Uber’s (NYSE: UBER) acquisition of Mexican grocery delivery startup Cornershop was approved on Monday by Mexico’s Federal Commission of Economic Competition (COFECE).
The approval from COFECE was the last part of the acquisition. Terms of the deal, which gives Uber a majority stake in the company, were not disclosed.
The acquisition furthers the expansion of Uber’s strategy of groceries delivery to millions of Uber users around the world and increases Cornershop’s resources and capabilities in Mexico, the company said in a release.
“Uber and Cornershop will be committed to powering delivery services that support local commerce and communities, all the more important during moments like the one we face today,” said Eduardo Donnelly, Uber Eats general manager, Latin America.
Cornershop, which launched in Chile and Mexico in 2015, is an online and app-based platform that allows consumers to browse and buy products from local supermarkets, independent grocers and specialty stores for on-demand and scheduled delivery.
Cornershop currently also operates in cities in Peru, Brazil, Colombia, Canada and the United States. In May, Cornershop began operations in Miami and Dallas.

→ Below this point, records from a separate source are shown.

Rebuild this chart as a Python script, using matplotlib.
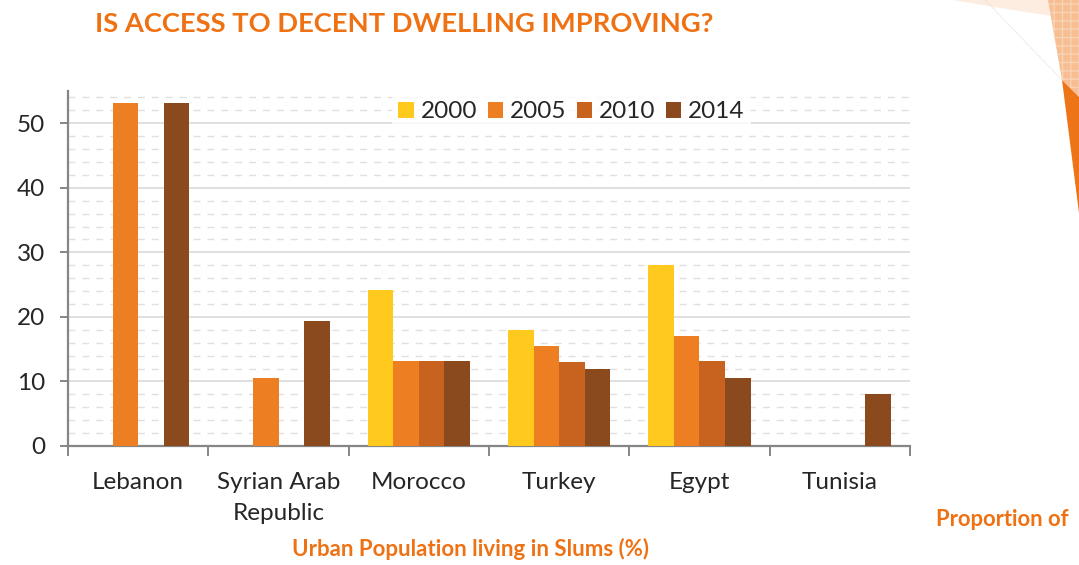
import numpy as np
import matplotlib
matplotlib.use("Agg")
import matplotlib.pyplot as plt
from matplotlib.patches import Polygon, Patch

# ---- data -------------------------------------------------------------
categories = ["Lebanon", "Syrian Arab\nRepublic", "Morocco", "Turkey", "Egypt", "Tunisia"]
years = ["2000", "2005", "2010", "2014"]
nan = np.nan
v2000 = [nan, nan, 24.1, 17.9, 28.0, nan]
v2005 = [53.1, 10.5, 13.1, 15.5, 17.1, nan]
v2010 = [nan, nan, 13.1, 13.0, 13.1, nan]
v2014 = [53.1, 19.3, 13.1, 11.9, 10.5, 8.0]
yticks = [0, 10, 20, 30, 40, 50]

series = [v2000, v2005, v2010, v2014]
colors = ["#FFC91D", "#EE7E22", "#C8631F", "#8B4A1E"]
ORANGE = "#EE7214"
FONT = "Lato"
LABEL_SIZE = 17.5

W, H = 1079, 565
fig = plt.figure(figsize=(W / 100, H / 100), dpi=100)

# ---- background decoration (pixel space overlay) ------------------------
bg = fig.add_axes([0, 0, 1, 1], zorder=0)
bg.set_xlim(0, W)
bg.set_ylim(H, 0)
bg.axis("off")
bg.add_patch(Polygon([(953, 0), (1048, 0), (1052, 16), (1000, 8)],
                     closed=True, facecolor="#FDEDE0", edgecolor="none"))
bg.add_patch(Polygon([(1048, 0), (1079, 0), (1079, 97), (1062, 80)],
                     closed=True, facecolor="#F6BE92", edgecolor="#F9D3B5",
                     hatch="++", linewidth=0))
bg.add_patch(Polygon([(1062, 80), (1079, 97), (1079, 213)],
                     closed=True, facecolor="#EE7418", edgecolor="none"))
bg.plot([985, 1062], [0, 80], color="#D8D8D8", lw=0.6, ls=(0, (1, 1)))

# ---- chart -------------------------------------------------------------
ax = fig.add_axes([68 / W, 1 - 446 / H, (910 - 68) / W, (446 - 91) / H], zorder=1)
ax.patch.set_alpha(0)

x = np.arange(len(categories))
bw = 0.182
for i, (vals, c) in enumerate(zip(series, colors)):
    ax.bar(x + (i - 1.5) * bw, vals, width=bw, color=c, zorder=3, linewidth=0)

ax.set_xlim(-0.5, len(categories) - 0.5)
ax.set_ylim(0, 55)

# gridlines: solid at major, dashed at minor
ax.set_yticks(yticks)
ax.set_yticks(np.arange(2, 55, 2), minor=True)
ax.yaxis.grid(True, which="major", color="#DADADA", lw=1.2, zorder=0)
ax.yaxis.grid(True, which="minor", color="#E0E0E0", lw=1.0, ls=(0, (5, 5)), zorder=0)
ax.tick_params(axis="y", which="minor", length=0)
ax.tick_params(axis="y", which="major", length=6, width=1.4, color="#868686",
               pad=10.5, labelsize=LABEL_SIZE, labelcolor="#262626")
for lbl in ax.get_yticklabels():
    lbl.set_fontfamily(FONT)

# x: ticks at category boundaries, labels at centres
ax.set_xticks(np.arange(-0.5, len(categories), 1))
ax.set_xticklabels([])
ax.set_xticks(x, minor=True)
ax.set_xticklabels(categories, minor=True, fontsize=LABEL_SIZE, fontfamily=FONT,
                   color="#262626", linespacing=1.6)
ax.tick_params(axis="x", which="major", length=7, width=1.4, color="#868686")
ax.tick_params(axis="x", which="minor", length=0, pad=18.5)

for side in ("top", "right"):
    ax.spines[side].set_visible(False)
for side in ("left", "bottom"):
    ax.spines[side].set_color("#868686")
    ax.spines[side].set_linewidth(1.6)

handles = [Patch(facecolor=c, edgecolor="none") for c in colors]
leg = ax.legend(handles, years, loc="center", bbox_to_anchor=(571.5 / W, 1 - 112 / H),
                bbox_transform=fig.transFigure, ncol=4, frameon=True,
                prop={"family": FONT, "size": LABEL_SIZE}, handlelength=0.62,
                handleheight=0.62, handletextpad=0.3, columnspacing=0.42,
                borderpad=0.25, fancybox=False)
leg.get_frame().set_facecolor("white")
leg.get_frame().set_edgecolor("none")
for t in leg.get_texts():
    t.set_color("#262626")

# ---- titles ------------------------------------------------------------
fig.text(95 / W, 1 - 24 / H, "IS ACCESS TO DECENT DWELLING IMPROVING?",
         fontsize=19.7, fontweight="bold", fontfamily=FONT, color=ORANGE,
         ha="left", va="center")
fig.text(1068 / W, 1 - 520 / H, "Proportion of", fontsize=15.8,
         fontweight="bold", fontfamily=FONT, color=ORANGE, ha="right", va="center")
fig.text(471 / W, 1 - 549 / H, "Urban Population living in Slums (%)", fontsize=16,
         fontweight="bold", fontfamily=FONT, color=ORANGE, ha="center", va="center")

fig.savefig("out.png", dpi=100)
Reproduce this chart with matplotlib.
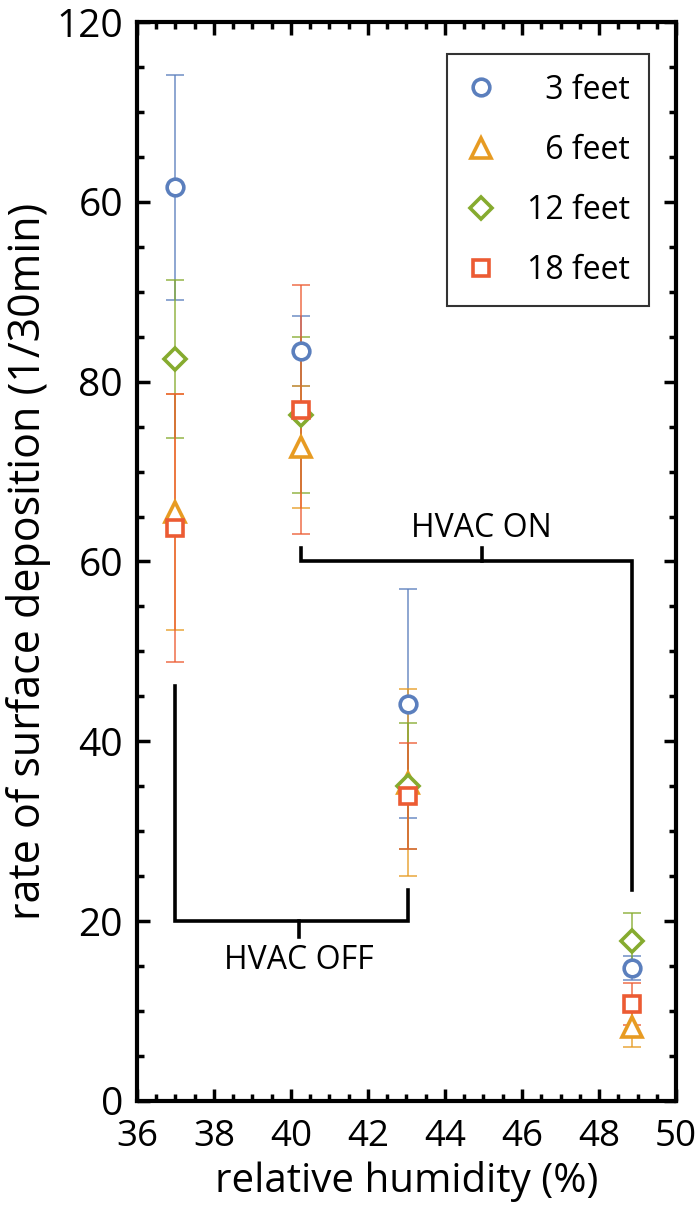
import matplotlib
matplotlib.use('Agg')
from matplotlib import pyplot as plt
from matplotlib.ticker import MultipleLocator

plt.rcParams['font.family'] = ['Open Sans', 'DejaVu Sans']

# datos
humidity = [37.0, 40.25, 43.05, 48.85]
labels = ['\u20073 feet', '\u20076 feet', '12 feet', '18 feet']
dep_3ft = [101.6, 83.4, 44.2, 14.8]
err_3ft = [12.5, 3.9, 12.7, 1.3]
dep_6ft = [65.5, 72.7, 35.4, 8.2]
err_6ft = [13.1, 6.8, 10.4, 2.2]
dep_12ft = [82.5, 76.3, 35.0, 17.8]
err_12ft = [8.8, 8.7, 7.0, 3.1]
dep_18ft = [63.7, 76.9, 33.9, 10.8]
err_18ft = [14.9, 13.8, 5.9, 2.3]

ytick_vals = [0, 20, 40, 60, 80, 100, 120]
ytick_labels = ['0', '20', '40', '60', '80', '60', '120']

colors = ['#5b7fbd', '#e79b22', '#86ab2f', '#ec5b33']
markers = ['o', '^', 'D', 's']
msizes = [12, 14, 11, 11.5]

fig = plt.figure(figsize=(6.95, 12.16), dpi=100)
ax = fig.add_axes([0.197, 0.0946, 0.7757, 0.8873])

series = [(dep_3ft, err_3ft), (dep_6ft, err_6ft), (dep_12ft, err_12ft), (dep_18ft, err_18ft)]
for i, (y, e) in enumerate(series):
    ax.errorbar(humidity, y, yerr=e, fmt='none', ecolor=colors[i], elinewidth=1.3,
                capsize=6.5, capthick=1.3, alpha=0.75, zorder=2 + i)
    ax.plot(humidity, y, linestyle='none', marker=markers[i], markersize=msizes[i],
            markerfacecolor='white', markeredgecolor=colors[i], markeredgewidth=2.6,
            label=labels[i], zorder=6 + i)

# corchetes HVAC OFF / HVAC ON
off_x = [37.0, 37.0, 43.05, 43.05]
off_y = [46.2, 20.0, 20.0, 23.5]
ax.plot(off_x, off_y, color='black', lw=2.6, solid_joinstyle='miter', zorder=1)
ax.plot([40.2, 40.2], [20.0, 18.2], color='black', lw=2.6, zorder=1)
ax.text(40.2, 15.6, 'HVAC OFF', ha='center', va='center', fontsize=23)

on_x = [40.25, 40.25, 48.85, 48.85]
on_y = [61.5, 60.0, 60.0, 23.5]
ax.plot(on_x, on_y, color='black', lw=2.6, solid_joinstyle='miter', zorder=1)
ax.plot([44.95, 44.95], [60.0, 61.5], color='black', lw=2.6, zorder=1)
ax.text(44.95, 63.7, 'HVAC ON', ha='center', va='center', fontsize=23)

ax.set_xlim(36, 50)
ax.set_ylim(0, 120)
ax.set_xticks([36, 38, 40, 42, 44, 46, 48, 50])
ax.set_yticks(ytick_vals)
ax.set_yticklabels(ytick_labels)
ax.xaxis.set_minor_locator(MultipleLocator(0.5))
ax.yaxis.set_minor_locator(MultipleLocator(5))
ax.tick_params(which='both', direction='in', top=True, right=True, width=2.5, labelsize=28)
ax.tick_params(which='major', length=9)
ax.tick_params(which='minor', length=5)
ax.tick_params(axis='x', pad=13, labelsize=26.5)
ax.tick_params(axis='y', pad=10)
for s in ax.spines.values():
    s.set_linewidth(3)

ax.set_xlabel('relative humidity (%)', fontsize=29, labelpad=4)
ax.set_ylabel('rate of surface deposition (1/30min)', fontsize=31, labelpad=4)

leg = ax.legend(loc='upper right', bbox_to_anchor=(0.950, 0.970), fontsize=23,
                frameon=True, fancybox=False, edgecolor='black', handlelength=0.9,
                handletextpad=1.0, labelspacing=0.85, borderpad=0.6, borderaxespad=0)
leg.get_frame().set_linewidth(1.5)

plt.savefig('out.png', dpi=100)
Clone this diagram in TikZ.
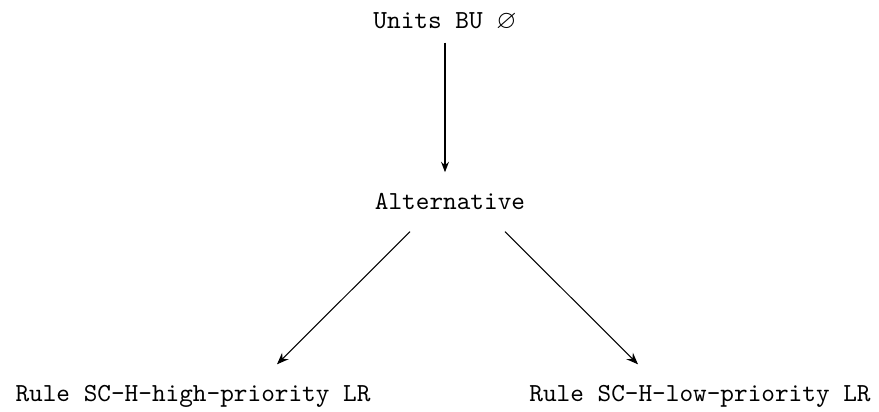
\documentclass[tikz,border=0pt]{standalone}
\usepackage{amssymb}
\usetikzlibrary{calc,arrows.meta}
\begin{document}
\begin{tikzpicture}[x=0.3846pt,y=-0.3846pt,
  lbl/.style={font=\ttfamily, inner sep=0pt, anchor=base},
  thickarrow/.style={line width=1pt, -{Stealth[length=4pt,width=3pt]}},
  thinarrow/.style={line width=0.4pt, -{Stealth[length=4.5pt,width=3.5pt]}}]
  \useasboundingbox (0,0) rectangle (879,412);

  \node[lbl] (top)   at (445,29)  {Units BU $\varnothing$};
  \node[lbl] (alt)   at (450,210) {Alternative};
  \node[lbl] (left)  at (193,402) {Rule SC-H-high-priority LR};
  \node[lbl] (right) at (700,402) {Rule SC-H-low-priority LR};

  \draw[thickarrow] ($(top.south)+(0,11)$) -- ($(top.south |- alt.north)+(0,-21)$);
  \draw[thinarrow] ($(alt.south)+(-40,21)$) -- ($(left.north)+(84,-21)$);
  \draw[thinarrow] ($(alt.south)+(55,21)$) -- ($(right.north)+(-62,-21)$);
\end{tikzpicture}
\end{document}
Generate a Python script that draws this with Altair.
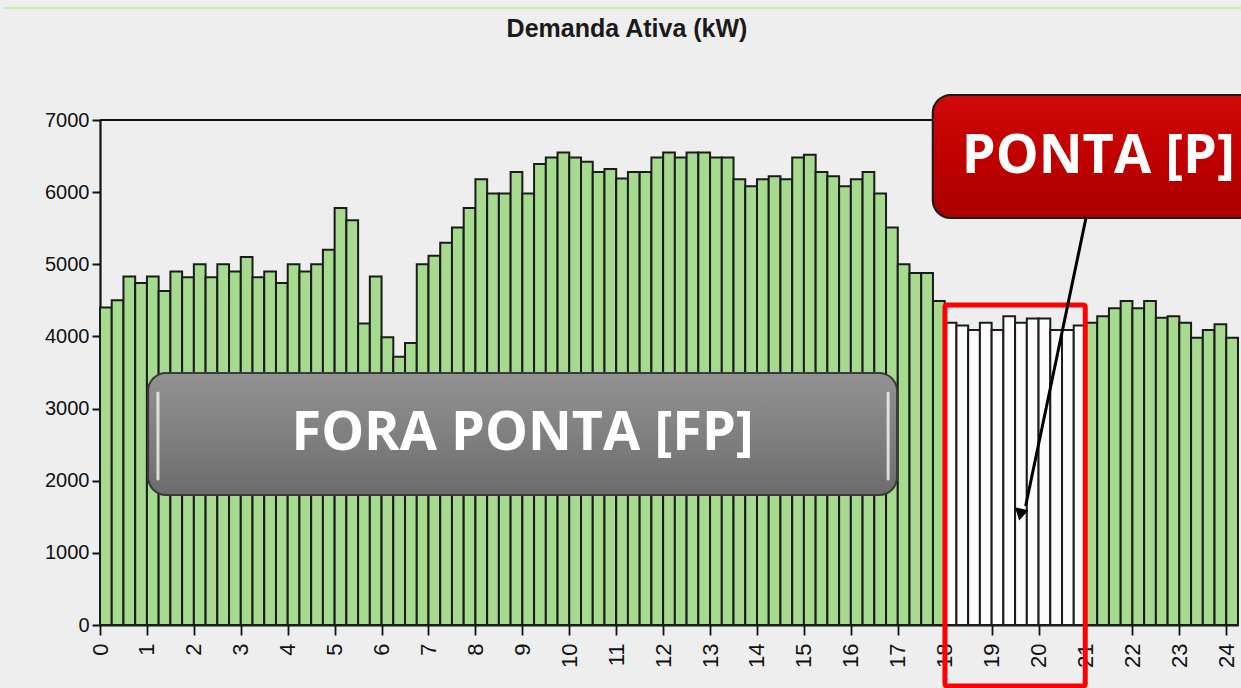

San Francisco-based Uber initially announced plans to acquire Cornershop in October 2019. Uber’s acquisition could mean that the company is expanding its ability to deliver not only prepared food from restaurants, but also groceries and pharmaceuticals, according to analysts.
Walmart attempted to buy Cornershop outright for $225 million in 2018 and resell the company to its Mexican subsidiary. Mexican regulators blocked the deal for antitrust reasons.
Cornershop Mexico will continue to operate independently until the closing of the investment, which the companies expect will occur this week. After that closing, Cornershop will continue to operate under its current leadership, reporting to a board with majority Uber representation.